We should acknowledge the difficulties of reducing unemployment – especially after it skyrocketed under the previous government following the property crash. Unemployment is like a huge ship – you first have to stop it, turn it around and start it going in a different direction; not an easy thing to do in the short-term.
However, the Government has pursued policies that have (a) not addressed the underlying problem and (b) actually exacerbated the situation. In regards the former, they have treated unemployment as a supply-side problem (issues of training, wage levels, employers’ PRSI, etc.) when in fact it is a demand-side problem. When you have nearly 30 unemployed for every job vacancy, the problem lies in the lack of demand for labour.
But they have actually worsened the situation by budgetary measures that have actually depressed the demand for labour – cuts in investment and public spending along with regressive tax increases. ICTU projected that the last budget cut nearly 30,000 jobs out of the economy while the Nevin Economic Research Institute projects that Budget 2013 could cut another 29,000 out of the economy. Don’t be surprised if unemployment remains high if the Government pursues job-cutting measures.

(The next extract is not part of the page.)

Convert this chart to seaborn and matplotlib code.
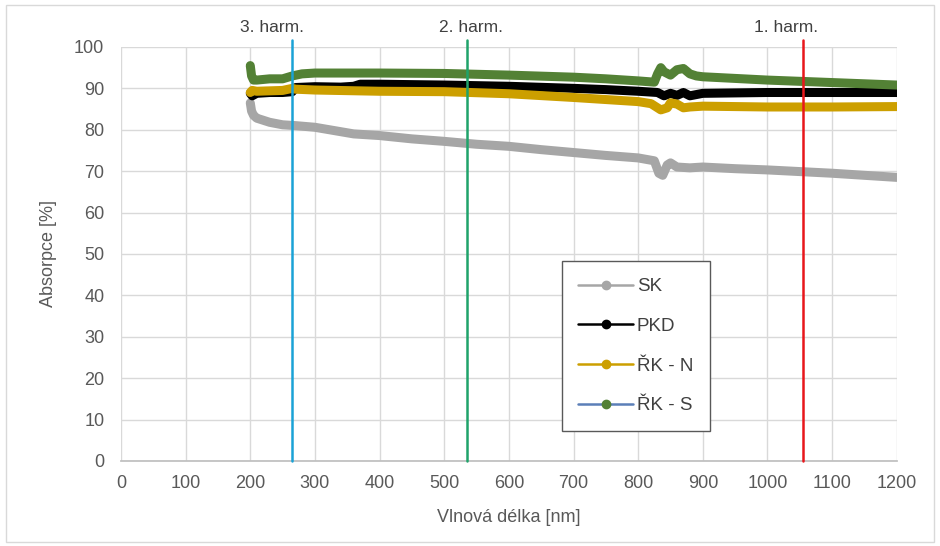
import numpy as np
import pandas as pd
import seaborn as sns
import matplotlib.pyplot as plt
from matplotlib.lines import Line2D
from matplotlib.patches import Rectangle

# values (wavelength in nm, absorption in %)
wl_sk = [200, 202, 205, 210, 230, 250, 270, 300, 330, 360, 400, 450, 500, 550, 600, 650, 700,
         750, 800, 825, 832, 838, 845, 850, 860, 880, 900, 950, 1000, 1050, 1100, 1150, 1200]
abs_sk = [86.5, 84.5, 83.5, 82.8, 81.8, 81.2, 81.0, 80.6, 79.8, 79.0, 78.6, 77.8, 77.2, 76.5, 76.0, 75.2, 74.5,
          73.8, 73.2, 72.5, 69.5, 69.0, 71.5, 72.0, 71.0, 70.8, 71.0, 70.6, 70.3, 69.9, 69.5, 69.0, 68.5]

wl_pkd = [200, 203, 210, 230, 250, 265, 270, 300, 340, 360, 370, 400, 500, 600, 700, 750, 800,
          830, 840, 850, 860, 870, 880, 900, 1000, 1100, 1200]
abs_pkd = [88.8, 88.2, 88.8, 89.0, 89.0, 89.2, 90.2, 90.4, 90.3, 90.5, 91.0, 91.0, 90.8, 90.5, 90.0, 89.7, 89.3,
           89.0, 88.2, 88.8, 88.3, 89.0, 88.2, 88.8, 89.0, 89.0, 89.0]

wl_rkn = [200, 203, 210, 250, 265, 270, 300, 400, 500, 600, 700, 750, 800, 820, 835, 845, 850,
          860, 870, 880, 900, 1000, 1100, 1200]
abs_rkn = [89.0, 89.5, 89.3, 89.5, 90.0, 89.8, 89.6, 89.3, 89.2, 88.7, 87.8, 87.3, 86.8, 86.3, 84.8, 85.3, 86.5,
           86.2, 85.3, 85.5, 85.7, 85.5, 85.5, 85.6]

wl_rks = [200, 202, 205, 210, 230, 250, 265, 280, 300, 400, 500, 600, 700, 750, 800, 825, 830, 835,
          840, 850, 860, 870, 880, 890, 900, 1000, 1100, 1200]
abs_rks = [95.5, 93.0, 92.0, 92.0, 92.3, 92.3, 93.0, 93.5, 93.7, 93.7, 93.6, 93.2, 92.7, 92.3, 91.8, 91.5, 93.5, 95.0,
           94.0, 93.2, 94.5, 94.8, 93.5, 93.0, 92.8, 92.0, 91.4, 90.8]

series_names = ['SK', 'PKD', 'ŘK - N', 'ŘK - S']
series_colors = ['#A6A6A6', '#000000', '#CC9F00', '#538135']
legend_line_colors = ['#A6A6A6', '#000000', '#CC9F00', '#5B7FB8']

harm_pos = [264, 536, 1055]
harm_labels = ['3. harm.', '2. harm.', '1. harm.']
harm_label_x = [233, 541, 1028]
harm_colors = ['#1AA2D6', '#1FA36A', '#E8161B']

frames = []
for name, wl, val in zip(series_names, [wl_sk, wl_pkd, wl_rkn, wl_rks],
                         [abs_sk, abs_pkd, abs_rkn, abs_rks]):
    frames.append(pd.DataFrame({'wl': wl, 'absorb': val, 'serie': name}))
df = pd.concat(frames, ignore_index=True)

sns.set_theme(style='whitegrid')
plt.rcParams['font.family'] = ['Liberation Sans', 'DejaVu Sans']

fig = plt.figure(figsize=(9.4, 5.46), dpi=100)
ax = fig.add_axes([0.1287, 0.1557, 0.8253, 0.7583])

for name, col in zip(series_names, series_colors):
    sns.lineplot(data=df[df['serie'] == name], x='wl', y='absorb', color=col,
                 linewidth=6.5, sort=False, ax=ax, legend=False,
                 solid_capstyle='round', solid_joinstyle='round')

for x, col in zip(harm_pos, harm_colors):
    ax.axvline(x, ymin=0, ymax=1.017, color=col, linewidth=1.8, clip_on=False, zorder=5)
for x, lab in zip(harm_label_x, harm_labels):
    ax.text(x, 1.046, lab, transform=ax.get_xaxis_transform(), ha='center', va='center',
            fontsize=12.5, color='#404040')

ax.set_xlim(0, 1200)
ax.set_ylim(0, 100)
ax.set_xticks(np.arange(0, 1201, 100))
ax.set_yticks(np.arange(0, 101, 10))
ax.grid(True, color='#D9D9D9', linewidth=1)
for side in ['top', 'right', 'left']:
    ax.spines[side].set_visible(False)
ax.spines['bottom'].set_color('#BFBFBF')
ax.tick_params(axis='both', length=0, labelsize=13, labelcolor='#595959')
ax.tick_params(axis='x', pad=10)
ax.tick_params(axis='y', pad=12)
ax.set_xlabel('Vlnová délka [nm]', fontsize=13, color='#595959', labelpad=12)
ax.set_ylabel('Absorpce [%]', fontsize=13, color='#595959', labelpad=12)

handles = [Line2D([0], [0], color=lc, linewidth=1.8, marker='o', markersize=6,
                  markerfacecolor=mc, markeredgecolor=mc)
           for lc, mc in zip(legend_line_colors, series_colors)]
leg = ax.legend(handles, series_names, loc='lower left', bbox_to_anchor=(0.568, 0.072),
                fontsize=13.5, labelspacing=1.2, handlelength=2.9, handletextpad=0.2,
                borderpad=0.9, borderaxespad=0, fancybox=False, framealpha=1,
                edgecolor='#595959')
leg.get_frame().set_linewidth(1.0)
for t in leg.get_texts():
    t.set_color('#404040')

fig.patches.append(Rectangle((0.006, 0.008), 0.988, 0.983, transform=fig.transFigure,
                             fill=False, edgecolor='#D9D9D9', linewidth=1))

fig.savefig('out.png', dpi=100)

The Government has admitted its current policies are not working. They are not generating much in the way of jobs, they are not reducing unemployment. Following this admission, they should now launch a new jobs policy, or at least launch a short, sharp national debate over what that policy should be.
But if official spokespeople come forth and state that they remain focussed on jobs, that they will double their efforts, that jobs remain at the heart of policy – we will know: not only do we have a Government out of touch with reality, it is even out of touch with its own official projections.